Share (%) of All Immigrants

Share (%) of All Natives

College degree or more

50

38

Some college

22

27

High school diploma only

17

29

Less than a high school diploma

12

6

Source: U.S. Census Bureau, 2018 American Community Survey 1-Year Estimates.

Over a thousand U.S. citizens in Vermont live with at least one family member who is undocumented.

  • The fewer than 5,000 undocumented immigrants in Vermont comprised 4 percent of the immigrant population in 2016.
  • 3,258 people in Vermont, including 1,307 U.S. citizens, lived with at least one undocumented family member between 2010 and 2014.
  • During the same period, about 1 percent of children in the state were U.S. citizens living with at least one undocumented family member (882 children in total).

Vermont is home to few Deferred Action for Childhood Arrivals (DACA) recipients.

  • 20 active DACA recipients lived in Vermont as of 2019, while DACA has been granted to about 51 people in total since 2012.

Immigrants are an important part of the Vermont workforce across industries.

  • 19,803 immigrant workers comprised 6 percent of the labor force in 2018.
  • Immigrant workers were most numerous in the following industries:

Industry

Number of Immigrant Workers

Health Care and Social Assistance

5,198

Retail Trade

3,914

Educational Services

3,006

Manufacturing

1,721

Professional, Scientific, and Technical Services

1,647

Source: Analysis of the U.S. Census Bureau’s 2018 American Community Survey 1-year PUMS data by the American Immigration Council.

  • The largest shares of immigrant workers were in the following industries:

Industry

Immigrant Share (%)
(of all industry workers)

Finance and Insurance

10

Health Care and Social Assistance

9

Transportation and Warehousing

8

Retail Trade

8

Professional, Scientific, and Technical Services

7

Source: Analysis of the U.S. Census Bureau’s 2018 American Community Survey 1-year PUMS data by the American Immigration Council.

Immigrants are an integral part of the Vermont workforce in a range of occupations.

  • In 2018, immigrant workers were most numerous in the following occupation groups:

Occupation Category

Number of Immigrant Workers

Sales and Related

2,395

Management

2,269

Healthcare Practitioners and Technical

2,060

Building and Grounds Cleaning & Maintenance

2,053

Office and Administrative Support

2,013

Source: Analysis of the U.S. Census Bureau’s 2018 American Community Survey 1-year PUMS data by the American Immigration Council.

  • The largest shares of immigrant workers were in the following occupation groups:

Occupation Category

Immigrant Share (%)
(of all workers in occupation)

Computer and Mathematical

16

Farming, Fishing, and Forestry

10

Legal

9

Building and Grounds Cleaning & Maintenance

9

Healthcare Practitioners and Technical

8

Source: Analysis of the U.S. Census Bureau’s 2018 American Community Survey 1-year PUMS data by the American Immigration Council.

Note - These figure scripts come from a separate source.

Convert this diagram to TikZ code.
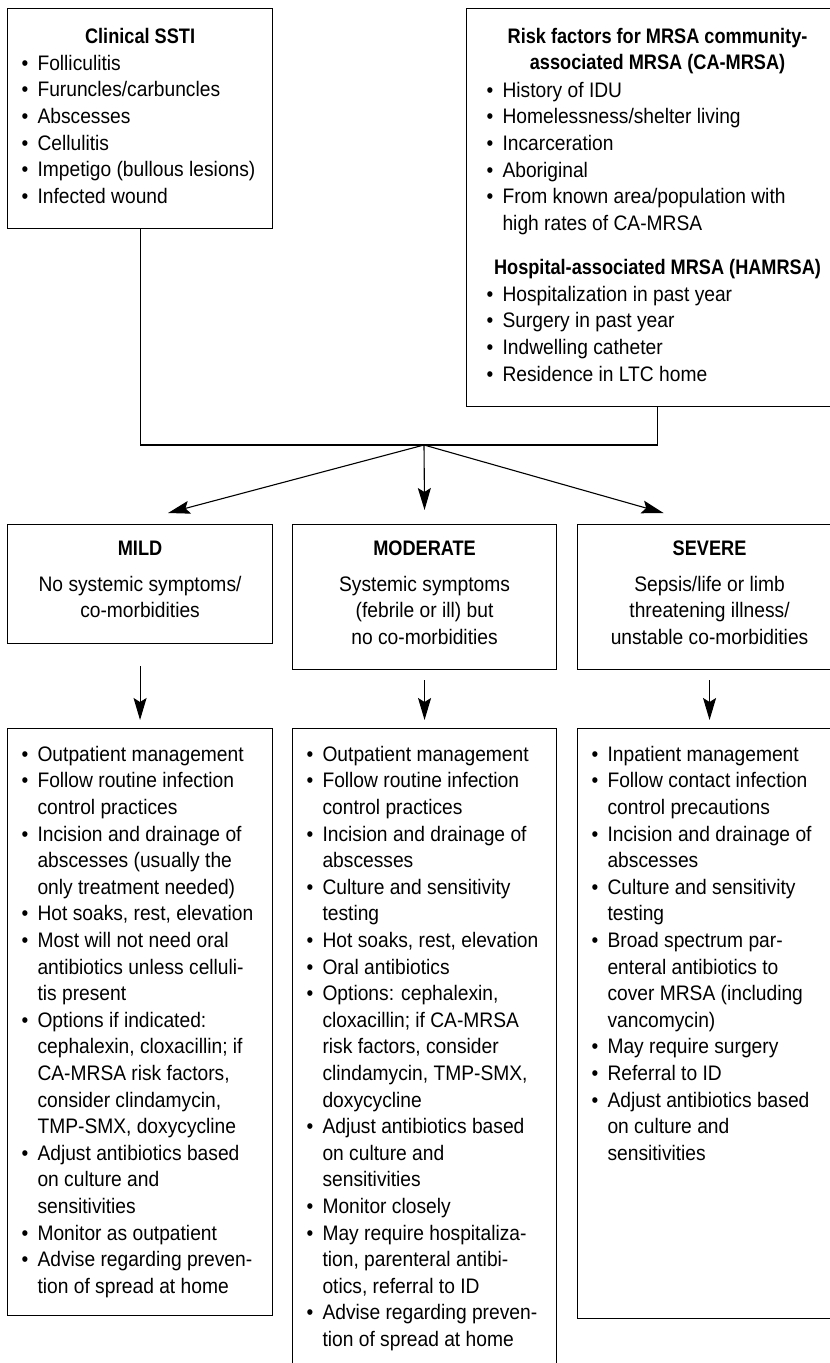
\documentclass[tikz,border=0pt]{standalone}
\usepackage{fontspec}
\setmainfont{Liberation Sans}[UprightFeatures={FakeStretch=0.915},BoldFeatures={FakeStretch=0.865}]
\usetikzlibrary{arrows.meta}
\newcommand{\bitem}{\makebox[16pt][l]{\textbullet}}
\newcommand{\bcont}{\hspace*{16pt}}

\begin{document}
\begin{tikzpicture}[x=1pt,y=-1pt,line width=1.1pt,
  font=\fontsize{21}{26.6}\selectfont,
  frame/.style={draw,rectangle,inner sep=0pt,anchor=north west},
  txt/.style={inner sep=0pt,anchor=north west,align=left},
  ttl/.style={inner sep=0pt,anchor=north,align=center,font=\fontsize{21}{26.6}\selectfont\bfseries},
  sub/.style={inner sep=0pt,anchor=north,align=center},
  tip/.style={-{Stealth[length=22pt,width=13pt,inset=4pt]}}]
\useasboundingbox (0,0) rectangle (830,1363);
\clip (0,0) rectangle (830,1363);

% top row
\node[frame,minimum width=265pt,minimum height=220pt] (ssti) at (7,8) {};
\node[ttl] (sstititle) at ([shift={(0,19.5)}]ssti.north) {Clinical SSTI};
\node[txt] (sstilist) at ([shift={(14,46.5)}]ssti.north west) {%
\bitem Folliculitis\\
\bitem Furuncles/carbuncles\\
\bitem Abscesses\\
\bitem Cellulitis\\
\bitem Impetigo (bullous lesions)\\
\bitem Infected wound};

\node[frame,minimum width=382pt,minimum height=398pt] (risk) at (466,8) {};
\node[ttl] (risktitle) at ([shift={(0,19.5)}]risk.north) {Risk factors for MRSA community-\\associated MRSA (CA-MRSA)};
\node[txt] (camrsa) at ([shift={(20,73.5)}]risk.north west) {%
\bitem History of IDU\\
\bitem Homelessness/shelter living\\
\bitem Incarceration\\
\bitem Aboriginal\\
\bitem From known area/population with\\
\bcont high rates of CA-MRSA};
\node[ttl] (hatitle) at ([shift={(0,250.5)}]risk.north) {Hospital-associated MRSA (HAMRSA)};
\node[txt] (hamrsa) at ([shift={(20,277.5)}]risk.north west) {%
\bitem Hospitalization in past year\\
\bitem Surgery in past year\\
\bitem Indwelling catheter\\
\bitem Residence in LTC home};

\coordinate (hub) at (424,445);
\draw (ssti.south) |- (hub) -| (risk.south);

% severity
\node[frame,minimum width=265pt,minimum height=119pt] (mild) at (7,524) {};
\node[ttl] (mildtitle) at ([shift={(0,16.5)}]mild.north) {MILD};
\node[sub] (mildtext) at ([shift={(0,51.5)}]mild.north) {No systemic symptoms/\\co-morbidities};

\node[frame,minimum width=264pt,minimum height=145pt] (moderate) at (292,524) {};
\node[ttl] (modtitle) at ([shift={(0,16.5)}]moderate.north) {MODERATE};
\node[sub] (modtext) at ([shift={(0,51.5)}]moderate.north) {Systemic symptoms\\(febrile or ill) but\\no co-morbidities};

\node[frame,minimum width=264pt,minimum height=145pt] (severe) at (577,524) {};
\node[ttl] (sevtitle) at ([shift={(0,16.5)}]severe.north) {SEVERE};
\node[sub] (sevtext) at ([shift={(0,51.5)}]severe.north) {Sepsis/life or limb\\threatening illness/\\unstable co-morbidities};

\draw[tip] (hub) -- ([shift={(28,-11)}]mild.north);
\draw[tip] (hub) -- ([shift={(0,-14)}]moderate.north);
\draw[tip] (hub) -- ([shift={(-46,-11)}]severe.north);

% management
\node[frame,minimum width=265pt,minimum height=587pt] (mildplan) at (7,728) {};
\node[txt] (mildlist) at ([shift={(14,17.5)}]mildplan.north west) {%
\bitem Outpatient management\\
\bitem Follow routine infection\\
\bcont control practices\\
\bitem Incision and drainage of\\
\bcont abscesses (usually the\\
\bcont only treatment needed)\\
\bitem Hot soaks, rest, elevation\\
\bitem Most will not need oral\\
\bcont antibiotics unless celluli-\\
\bcont tis present\\
\bitem Options if indicated:\\
\bcont cephalexin, cloxacillin; if\\
\bcont CA-MRSA risk factors,\\
\bcont consider clindamycin,\\
\bcont TMP-SMX, doxycycline\\
\bitem Adjust antibiotics based\\
\bcont on culture and\\
\bcont sensitivities\\
\bitem Monitor as outpatient\\
\bitem Advise regarding preven-\\
\bcont tion of spread at home};

\node[frame,minimum width=264pt,minimum height=700pt] (modplan) at (292,728) {};
\node[txt] (modlist) at ([shift={(14,17.5)}]modplan.north west) {%
\bitem Outpatient management\\
\bitem Follow routine infection\\
\bcont control practices\\
\bitem Incision and drainage of\\
\bcont abscesses\\
\bitem Culture and sensitivity\\
\bcont testing\\
\bitem Hot soaks, rest, elevation\\
\bitem Oral antibiotics\\
\bitem Options: cephalexin,\\
\bcont cloxacillin; if CA-MRSA\\
\bcont risk factors, consider\\
\bcont clindamycin, TMP-SMX,\\
\bcont doxycycline\\
\bitem Adjust antibiotics based\\
\bcont on culture and\\
\bcont sensitivities\\
\bitem Monitor closely\\
\bitem May require hospitaliza-\\
\bcont tion, parenteral antibi-\\
\bcont otics, referral to ID\\
\bitem Advise regarding preven-\\
\bcont tion of spread at home};

\node[frame,minimum width=264pt,minimum height=590pt] (sevplan) at (577,728) {};
\node[txt] (sevlist) at ([shift={(14,17.5)}]sevplan.north west) {%
\bitem Inpatient management\\
\bitem Follow contact infection\\
\bcont control precautions\\
\bitem Incision and drainage of\\
\bcont abscesses\\
\bitem Culture and sensitivity\\
\bcont testing\\
\bitem Broad spectrum par-\\
\bcont enteral antibiotics to\\
\bcont cover MRSA (including\\
\bcont vancomycin)\\
\bitem May require surgery\\
\bitem Referral to ID\\
\bitem Adjust antibiotics based\\
\bcont on culture and\\
\bcont sensitivities};

\draw[tip] ([shift={(0,22)}]mild.south) -- ([shift={(0,-8)}]mildplan.north);
\draw[tip] ([shift={(0,10)}]moderate.south) -- ([shift={(0,-8)}]modplan.north);
\draw[tip] ([shift={(0,10)}]severe.south) -- ([shift={(0,-8)}]sevplan.north);
\end{tikzpicture}
\end{document}
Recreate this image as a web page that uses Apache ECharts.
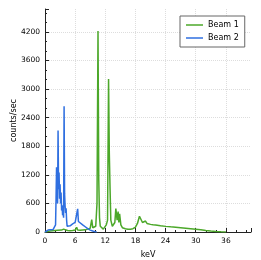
<!DOCTYPE html>
<html>
<head>
<meta charset="utf-8">
<script src="https://cdn.jsdelivr.net/npm/echarts@6/dist/echarts.min.js"></script>
<style>html,body{margin:0;padding:0;background:#fff}#c{width:261px;height:260px}</style>
</head>
<body>
<div id="c"></div>
<script>
// Beam 1 spectrum: [keV, counts/sec]
var beam1Energy = [0,0.5,1.0,1.5,2.0,2.3,2.5,2.8,3.3,3.7,3.9,4.5,5.0,5.5,6.0,6.3,6.5,7.0,7.5,8.0,8.5,9.0,9.3,9.5,9.8,10.1,10.35,10.55,10.7,10.85,11.0,11.3,11.6,11.9,12.2,12.45,12.65,12.8,12.95,13.1,13.4,13.7,13.9,14.1,14.35,14.55,14.7,14.85,15.1,15.4,16.0,16.5,17.0,17.5,18.0,18.4,18.8,19.1,19.4,19.7,20.0,20.3,20.6,21.0,21.5,22.0,23,24,25,26,27,28,29,30,31,32,33,34,35,36];
var beam1Counts = [0,10,20,25,30,60,35,30,40,60,35,30,25,30,40,100,40,35,40,45,60,80,260,90,70,120,600,4220,1100,300,120,80,60,90,150,250,3210,1650,900,250,120,100,200,490,250,430,200,380,150,90,70,60,60,70,100,180,330,300,200,180,230,180,200,160,150,145,130,118,108,100,90,80,70,58,45,32,20,10,3,0];
// Beam 2 spectrum: [keV, counts/sec]
var beam2Energy = [0,0.3,0.6,1.0,1.3,1.6,1.9,2.1,2.2,2.3,2.35,2.45,2.5,2.6,2.7,2.8,2.9,3.0,3.1,3.2,3.3,3.4,3.5,3.6,3.7,3.8,3.9,4.0,4.1,4.2,4.3,4.4,4.6,5.0,5.5,6.0,6.3,6.5,6.65,7.0,7.5,8.0,8.5,9.0,9.5,10.0,10.3];
var beam2Counts = [0,20,40,45,30,50,60,150,700,1360,900,1200,600,2130,900,1250,700,1000,600,830,450,560,350,420,300,2640,800,550,400,500,250,120,100,130,170,200,210,485,220,190,150,110,70,40,20,5,0];
var seriesNames = ['Beam 1','Beam 2'];
var xTicks = {min:0, max:41, interval:6};
var yTicks = {min:0, max:4680, interval:600};

function pairs(xs, ys){ return xs.map(function(x,i){ return [x, ys[i]]; }); }
function plain(v){ return String(v); }

var chart = echarts.init(document.getElementById('c'), null, {renderer:'canvas'});
var font = 'DejaVu Sans';
chart.setOption({
  animation:false,
  backgroundColor:'#fff',
  grid:{left:45, right:10, top:9, bottom:28, containLabel:false, outerBoundsMode:'none'},
  legend:{
    orient:'vertical', left:180, top:16,
    data:seriesNames,
    icon:'rect', itemWidth:17, itemHeight:1.5, itemGap:5,
    padding:[5,6,5,6],
    borderColor:'#666', borderWidth:1, backgroundColor:'#fff',
    textStyle:{fontFamily:font, fontSize:8, color:'#000'}
  },
  xAxis:{
    type:'value', min:xTicks.min, max:xTicks.max, interval:xTicks.interval,
    name:'keV', nameLocation:'middle', nameGap:19, nameMoveOverlap:false,
    nameTextStyle:{fontFamily:font, fontSize:8, color:'#000'},
    axisLine:{onZero:false, lineStyle:{color:'#222', width:1}},
    axisTick:{inside:true, length:4, lineStyle:{color:'#222'}},
    minorTick:{show:true, splitNumber:3, length:2, lineStyle:{color:'#222'}},
    axisLabel:{fontFamily:font, fontSize:7.5, color:'#000', margin:5, showMaxLabel:false, formatter:plain},
    splitLine:{show:true, showMinLine:false, showMaxLine:false, lineStyle:{color:'#ddd', type:'dotted'}}
  },
  yAxis:{
    type:'value', min:yTicks.min, max:yTicks.max, interval:yTicks.interval,
    name:'counts/sec', nameLocation:'middle', nameGap:27, nameRotate:90, nameMoveOverlap:false,
    nameTextStyle:{fontFamily:font, fontSize:8, color:'#000'},
    axisLine:{show:true, lineStyle:{color:'#222', width:1}},
    axisTick:{show:true, inside:true, length:4, lineStyle:{color:'#222'}},
    minorTick:{show:true, splitNumber:3, length:2, lineStyle:{color:'#222'}},
    axisLabel:{fontFamily:font, fontSize:7.5, color:'#000', margin:5, showMaxLabel:false, formatter:plain},
    splitLine:{show:true, showMinLine:false, showMaxLine:false, lineStyle:{color:'#ddd', type:'dotted'}}
  },
  series:[
    {name:seriesNames[0], type:'line', showSymbol:false, data:pairs(beam1Energy, beam1Counts),
     lineStyle:{color:'#4ca82a', width:1.5}, itemStyle:{color:'#4ca82a'}},
    {name:seriesNames[1], type:'line', showSymbol:false, data:pairs(beam2Energy, beam2Counts),
     lineStyle:{color:'#2f6fe0', width:1.5}, itemStyle:{color:'#2f6fe0'}}
  ]
});
</script>
</body>
</html>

  • Undocumented immigrants comprised less than half a percent of Vermont’s workforce in 2016.

Immigrants in Vermont have contributed hundreds of millions of dollars in taxes.

As consumers, immigrants add more than a half-billion dollars to Vermont’s economy.

  • Vermont residents in immigrant-led households had $608.4 million in spending power (after-tax income) in 2018.

Immigrant entrepreneurs in Vermont generate tens of millions of dollars in business revenue.

  • 1,335 immigrant business owners accounted for 3 percent of all self-employed Vermont residents in 2018 and generated $25.7 million in business income.